A homily at Sunday Mass drew attention to the link between sacramentality and food (a previous post has also similarly broached this link). The homily made particular reference to the 1987 Danish film Babette’s Feast.
In the movie the erotic dimension of French Catholicism unexpectedly visits a pious Protestant town in the form of opera and food. These seemingly carnal pursuits, far from leading to the downfall of the town, end up stirring and reviving emotions and bonds that were once deemed non-existent or irredeemably broken. One character, a playboy turned cynical military man, is even led to declare his realisation of the infinitude of mercy and a life surging with grace through eating a pie.

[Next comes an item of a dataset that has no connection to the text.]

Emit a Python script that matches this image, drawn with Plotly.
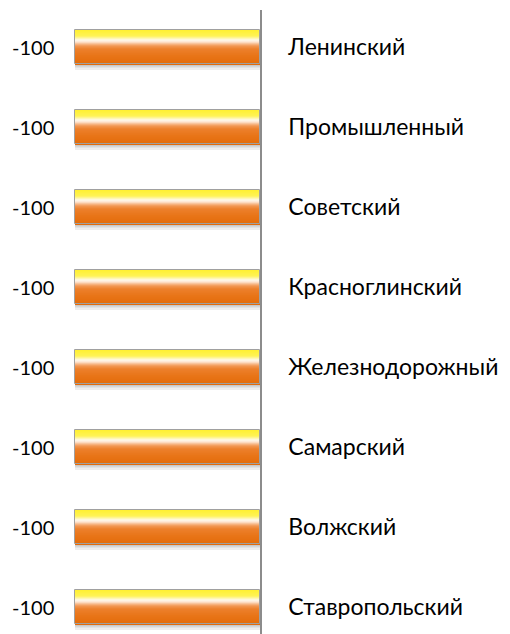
import plotly.graph_objects as go

categories = ["Ленинский", "Промышленный", "Советский", "Красноглинский",
              "Железнодорожный", "Самарский", "Волжский", "Ставропольский"]
values = [-100, -100, -100, -100, -100, -100, -100, -100]

FONT = "Lato, 'Open Sans', 'Noto Sans', sans-serif"
BAND_PX = 80.0
CENTER_PX = 47.0
BAR_TOP, BAR_BOT = 30, 64
PAGE_OFF = 8  # default body margin of the html page

# vertical gradient stops (px from bar top, colour)
stops = [
    (0, (0xFF, 0xF0, 0x30)),
    (6, (0xFF, 0xF3, 0x55)),
    (8, (0xFF, 0xF6, 0xA0)),
    (10, (0xFF, 0xF9, 0xEC)),
    (12, (0xFD, 0xE4, 0xD0)),
    (14, (0xF7, 0xBA, 0x8A)),
    (16, (0xF2, 0x97, 0x52)),
    (19, (0xEC, 0x80, 0x2C)),
    (26, (0xE8, 0x74, 0x17)),
    (34, (0xE3, 0x6C, 0x0A)),
]
shadow_stops = [
    (0, (0xB8, 0xB8, 0xB8)),
    (5, (0xF4, 0xF4, 0xF4)),
]


def interp(st, t):
    for (a, ca), (b, cb) in zip(st[:-1], st[1:]):
        if a <= t <= b:
            f = (t - a) / (b - a) if b > a else 0
            return "rgb(%d,%d,%d)" % tuple(round(x + (y - x) * f) for x, y in zip(ca, cb))
    return "rgb(%d,%d,%d)" % st[-1][1]


bands = []
for i in range(5):
    bands.append((BAR_BOT + i, BAR_BOT + i + 1.05, interp(shadow_stops, i + 0.5)))
for i in range(BAR_BOT - BAR_TOP):
    bands.append((BAR_TOP + i, BAR_TOP + i + 1.05, interp(stops, i + 0.5)))

fig = go.Figure()
for top, bot, col in bands:
    fig.add_trace(go.Bar(
        y=categories, x=values, orientation="h",
        width=(bot - top) / BAND_PX, offset=(top - CENTER_PX) / BAND_PX,
        marker=dict(color=col, line=dict(width=0)),
        hoverinfo="skip", showlegend=False,
    ))
# outline
fig.add_trace(go.Bar(
    y=categories, x=values, orientation="h",
    width=(BAR_BOT - BAR_TOP) / BAND_PX, offset=(BAR_TOP - CENTER_PX) / BAND_PX,
    marker=dict(color="rgba(0,0,0,0)", line=dict(width=1, color="#A0A0A0")),
    hoverinfo="skip", showlegend=False,
))

annotations = [
    dict(x=v, y=c, xref="x", yref="y", text=str(v), showarrow=False,
         xanchor="right", xshift=-19, font=dict(family=FONT, size=20, color="#000000"))
    for c, v in zip(categories, values)
]

top_px, bottom_px = 10, 634
plot_left, plot_right = 66, 260
W, H = 510 - PAGE_OFF, 634 - PAGE_OFF
fig.update_layout(
    width=W, height=H,
    margin=dict(l=plot_left - PAGE_OFF, r=W - (plot_right - PAGE_OFF),
                t=top_px - PAGE_OFF, b=0, autoexpand=False),
    paper_bgcolor="white", plot_bgcolor="white",
    barmode="overlay",
    bargap=0,
    annotations=annotations,
    xaxis=dict(range=[-100 - 9 / 1.85, 0], showgrid=False, zeroline=False,
               showticklabels=False, showline=False, ticks=""),
    yaxis=dict(
        type="category",
        range=[(bottom_px - CENTER_PX) / BAND_PX, (top_px - CENTER_PX) / BAND_PX],
        side="right", showgrid=False, zeroline=False,
        showline=True, linecolor="#8C8C8C", linewidth=1.5,
        ticks="", ticklabelstandoff=22,
        tickfont=dict(family=FONT, size=23, color="#000000"),
    ),
)

fig.write_html("out.html")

The homily drew attention to the name of the pie, Cailles en Sarcophage (Quail in a Sarcophagus). The sarcophagus is a tomb, a flesh eater which is, unfortunately for the quail, vividly evident in the pie. The death of the quail, and the flesh-eating properties of the pie, are in turn swallowed up by the diners.
Read in a sacramental lens, this simple act of eating a pie can be seen as an analogue for the ultimate sacramental action, namely the Eucharist. The Eucharist – which literally means thanksgiving – constantly reminds us that the Eucharistic food is given to us through the goodness of God, mediated through the earth and the vine. The sacrifice of the Mass, remembering the Passion of Jesus Christ, is then eaten by the congregation, and death is quite literally swallowed up.
In a strange twist, however, Augustine reminds us that in the Eucharist, we are consumed by what we consume. And what ultimately gets swallowed up is our death , as we become swallowed up into the body of Christ that we have previously eaten. The revivifying of emotions and bonds in Babette’s Feast is a faint echo of that Eucharistic action where, in our being swallowed up by the Christ that we have swallwed up, the words of 1 Corinthians 15:54 are enacted
When the perishable puts on the imperishable, and the mortal puts on immortality, then shall come to pass the saying that is written: Death is swallowed up in victory.